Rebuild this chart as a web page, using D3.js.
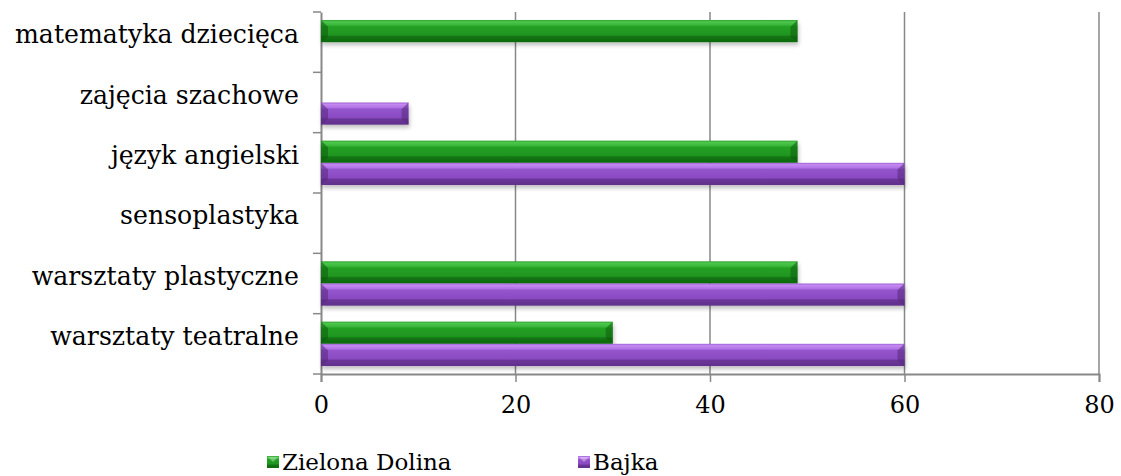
<!DOCTYPE html>
<html><head><meta charset="utf-8">
<script src="https://cdn.jsdelivr.net/npm/d3@7"></script>
<style>body{margin:0;background:#fff}svg{display:block}</style>
</head><body>
<svg id="c" width="1121" height="476"></svg>
<script>
const categories = ["warsztaty teatralne","warsztaty plastyczne","sensoplastyka","język angielski","zajęcia szachowe","matematyka dziecięca"];
const seriesNames = ["Zielona Dolina","Bajka"];
const zielonaDolina = [30,49,0,49,0,49];
const bajka = [60,60,0,60,9,0];
const xTicks = [0,20,40,60,80];

(function(){
const svg = d3.select("#c");
const pL=321,pR=1099,pT=12,pB=374;
const font = "'DejaVu Serif', serif";

const x = d3.scaleLinear().domain([0,80]).range([pL,pR]);
const y = d3.scaleBand().domain(categories.slice().reverse()).range([pT,pB]);
const yInner = d3.scaleBand().domain(seriesNames).range([0,y.bandwidth()]).paddingOuter(0.36).paddingInner(0);

const colors = {
  "Zielona Dolina": {stops:[["0%","#2f9f2f"],["8%","#4cc74c"],["22%","#3ab83a"],["30%","#23a023"],["68%","#1f951f"],["74%","#137313"],["100%","#0f6a0f"]], end:"#0c5c0c"},
  "Bajka": {stops:[["0%","#9c5fd0"],["8%","#c489f2"],["22%","#b274e6"],["30%","#9455cc"],["68%","#8a4bc2"],["74%","#6b3699"],["100%","#61308c"]], end:"#55287c"}
};
const defs = svg.append("defs");
seriesNames.forEach((s,i)=>{
  const g = defs.append("linearGradient").attr("id","g"+i).attr("x1",0).attr("y1",0).attr("x2",0).attr("y2",1);
  colors[s].stops.forEach(st=>g.append("stop").attr("offset",st[0]).attr("stop-color",st[1]));
});
const f = defs.append("filter").attr("id","sh").attr("x","-5%").attr("y","-30%").attr("width","110%").attr("height","180%");
f.append("feGaussianBlur").attr("in","SourceAlpha").attr("stdDeviation",2);
f.append("feOffset").attr("dx",1).attr("dy",3).attr("result","b");
f.append("feComponentTransfer").append("feFuncA").attr("type","linear").attr("slope",0.25);
const m = f.append("feMerge"); m.append("feMergeNode"); m.append("feMergeNode").attr("in","SourceGraphic");

// gridlines
svg.append("g").selectAll("line").data(xTicks.slice(1)).join("line")
  .attr("x1",d=>x(d)).attr("x2",d=>x(d)).attr("y1",pT).attr("y2",pB)
  .attr("stroke","#888").attr("stroke-width",1.5);

// x axis
const xAxis = svg.append("g").attr("transform",`translate(0,${pB})`)
  .call(d3.axisBottom(x).tickValues(xTicks).tickSize(8).tickPadding(14).tickFormat(d3.format("d")));
xAxis.select(".domain").attr("stroke","#888").attr("stroke-width",2);
xAxis.selectAll(".tick line").attr("stroke","#888").attr("stroke-width",1.5);
xAxis.selectAll("text").attr("font-family",font).attr("font-size",24).attr("fill","#000");

// y axis
const yAxis = svg.append("g").attr("transform",`translate(${pL},0)`)
  .call(d3.axisLeft(y).tickSize(0).tickPadding(22));
yAxis.select(".domain").attr("stroke","#888").attr("stroke-width",2);
yAxis.selectAll("text").attr("font-family",font).attr("font-size",25.2).attr("fill","#000").attr("dy","0.05em");
const bounds = d3.range(categories.length+1).map(i=>pT+i*y.step());
yAxis.selectAll(".bt").data(bounds).join("line").attr("class","bt")
  .attr("x1",-8).attr("x2",0).attr("y1",d=>d).attr("y2",d=>d).attr("stroke","#888").attr("stroke-width",1.5);

// bars
const data = [zielonaDolina,bajka];
seriesNames.forEach((s,si)=>{
  const g = svg.append("g");
  categories.forEach((c,ci)=>{
    const v = data[si][ci];
    if(!v) return;
    const x0=x(0), x1=x(v), y0=y(c)+yInner(s), h=yInner.bandwidth(), y1=y0+h;
    const bg = g.append("g").attr("filter","url(#sh)");
    bg.append("rect").attr("x",x0).attr("y",y0).attr("width",x1-x0).attr("height",h).attr("fill",`url(#g${si})`);
    const b=Math.min(h/2, 7);
    bg.append("polygon").attr("points",`${x0},${y0} ${x0+b},${y0+h*0.3} ${x0+b},${y1-h*0.26} ${x0},${y1}`)
      .attr("fill",colors[s].end).attr("opacity",0.55);
    bg.append("polygon").attr("points",`${x1},${y0} ${x1-b},${y0+h*0.3} ${x1-b},${y1-h*0.26} ${x1},${y1}`)
      .attr("fill",colors[s].end).attr("opacity",0.55);
  });
});

// legend
const legX=[267,578], legY=462;
seriesNames.forEach((s,i)=>{
  const g = svg.append("g").attr("transform",`translate(${legX[i]},${legY})`);
  g.append("rect").attr("x",0).attr("y",-6).attr("width",12).attr("height",12).attr("fill",`url(#g${i})`);
  g.append("polygon").attr("points","1,-5 11,-5 6,0").attr("fill","#fff").attr("opacity",0.35);
  g.append("text").attr("x",15).attr("y",8).attr("font-family",font).attr("font-size",23).attr("fill","#000").text(s);
});
})();
</script>
</body></html>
+ + + + + + +
Work to do.
Repeat the listing in full and exactly. Leave any pictures out.

Complete response.
Rebuild this chart as a web page, using D3.js.
<!DOCTYPE html>
<html><head><meta charset="utf-8">
<script src="https://cdn.jsdelivr.net/npm/d3@7"></script>
<style>body{margin:0;background:#fff}svg{display:block}</style>
</head><body>
<svg id="c" width="1121" height="476"></svg>
<script>
const categories = ["warsztaty teatralne","warsztaty plastyczne","sensoplastyka","język angielski","zajęcia szachowe","matematyka dziecięca"];
const seriesNames = ["Zielona Dolina","Bajka"];
const zielonaDolina = [30,49,0,49,0,49];
const bajka = [60,60,0,60,9,0];
const xTicks = [0,20,40,60,80];

(function(){
const svg = d3.select("#c");
const pL=321,pR=1099,pT=12,pB=374;
const font = "'DejaVu Serif', serif";

const x = d3.scaleLinear().domain([0,80]).range([pL,pR]);
const y = d3.scaleBand().domain(categories.slice().reverse()).range([pT,pB]);
const yInner = d3.scaleBand().domain(seriesNames).range([0,y.bandwidth()]).paddingOuter(0.36).paddingInner(0);

const colors = {
  "Zielona Dolina": {stops:[["0%","#2f9f2f"],["8%","#4cc74c"],["22%","#3ab83a"],["30%","#23a023"],["68%","#1f951f"],["74%","#137313"],["100%","#0f6a0f"]], end:"#0c5c0c"},
  "Bajka": {stops:[["0%","#9c5fd0"],["8%","#c489f2"],["22%","#b274e6"],["30%","#9455cc"],["68%","#8a4bc2"],["74%","#6b3699"],["100%","#61308c"]], end:"#55287c"}
};
const defs = svg.append("defs");
seriesNames.forEach((s,i)=>{
  const g = defs.append("linearGradient").attr("id","g"+i).attr("x1",0).attr("y1",0).attr("x2",0).attr("y2",1);
  colors[s].stops.forEach(st=>g.append("stop").attr("offset",st[0]).attr("stop-color",st[1]));
});
const f = defs.append("filter").attr("id","sh").attr("x","-5%").attr("y","-30%").attr("width","110%").attr("height","180%");
f.append("feGaussianBlur").attr("in","SourceAlpha").attr("stdDeviation",2);
f.append("feOffset").attr("dx",1).attr("dy",3).attr("result","b");
f.append("feComponentTransfer").append("feFuncA").attr("type","linear").attr("slope",0.25);
const m = f.append("feMerge"); m.append("feMergeNode"); m.append("feMergeNode").attr("in","SourceGraphic");

// gridlines
svg.append("g").selectAll("line").data(xTicks.slice(1)).join("line")
  .attr("x1",d=>x(d)).attr("x2",d=>x(d)).attr("y1",pT).attr("y2",pB)
  .attr("stroke","#888").attr("stroke-width",1.5);

// x axis
const xAxis = svg.append("g").attr("transform",`translate(0,${pB})`)
  .call(d3.axisBottom(x).tickValues(xTicks).tickSize(8).tickPadding(14).tickFormat(d3.format("d")));
xAxis.select(".domain").attr("stroke","#888").attr("stroke-width",2);
xAxis.selectAll(".tick line").attr("stroke","#888").attr("stroke-width",1.5);
xAxis.selectAll("text").attr("font-family",font).attr("font-size",24).attr("fill","#000");

// y axis
const yAxis = svg.append("g").attr("transform",`translate(${pL},0)`)
  .call(d3.axisLeft(y).tickSize(0).tickPadding(22));
yAxis.select(".domain").attr("stroke","#888").attr("stroke-width",2);
yAxis.selectAll("text").attr("font-family",font).attr("font-size",25.2).attr("fill","#000").attr("dy","0.05em");
const bounds = d3.range(categories.length+1).map(i=>pT+i*y.step());
yAxis.selectAll(".bt").data(bounds).join("line").attr("class","bt")
  .attr("x1",-8).attr("x2",0).attr("y1",d=>d).attr("y2",d=>d).attr("stroke","#888").attr("stroke-width",1.5);

// bars
const data = [zielonaDolina,bajka];
seriesNames.forEach((s,si)=>{
  const g = svg.append("g");
  categories.forEach((c,ci)=>{
    const v = data[si][ci];
    if(!v) return;
    const x0=x(0), x1=x(v), y0=y(c)+yInner(s), h=yInner.bandwidth(), y1=y0+h;
    const bg = g.append("g").attr("filter","url(#sh)");
    bg.append("rect").attr("x",x0).attr("y",y0).attr("width",x1-x0).attr("height",h).attr("fill",`url(#g${si})`);
    const b=Math.min(h/2, 7);
    bg.append("polygon").attr("points",`${x0},${y0} ${x0+b},${y0+h*0.3} ${x0+b},${y1-h*0.26} ${x0},${y1}`)
      .attr("fill",colors[s].end).attr("opacity",0.55);
    bg.append("polygon").attr("points",`${x1},${y0} ${x1-b},${y0+h*0.3} ${x1-b},${y1-h*0.26} ${x1},${y1}`)
      .attr("fill",colors[s].end).attr("opacity",0.55);
  });
});

// legend
const legX=[267,578], legY=462;
seriesNames.forEach((s,i)=>{
  const g = svg.append("g").attr("transform",`translate(${legX[i]},${legY})`);
  g.append("rect").attr("x",0).attr("y",-6).attr("width",12).attr("height",12).attr("fill",`url(#g${i})`);
  g.append("polygon").attr("points","1,-5 11,-5 6,0").attr("fill","#fff").attr("opacity",0.35);
  g.append("text").attr("x",15).attr("y",8).attr("font-family",font).attr("font-size",23).attr("fill","#000").text(s);
});
})();
</script>
</body></html>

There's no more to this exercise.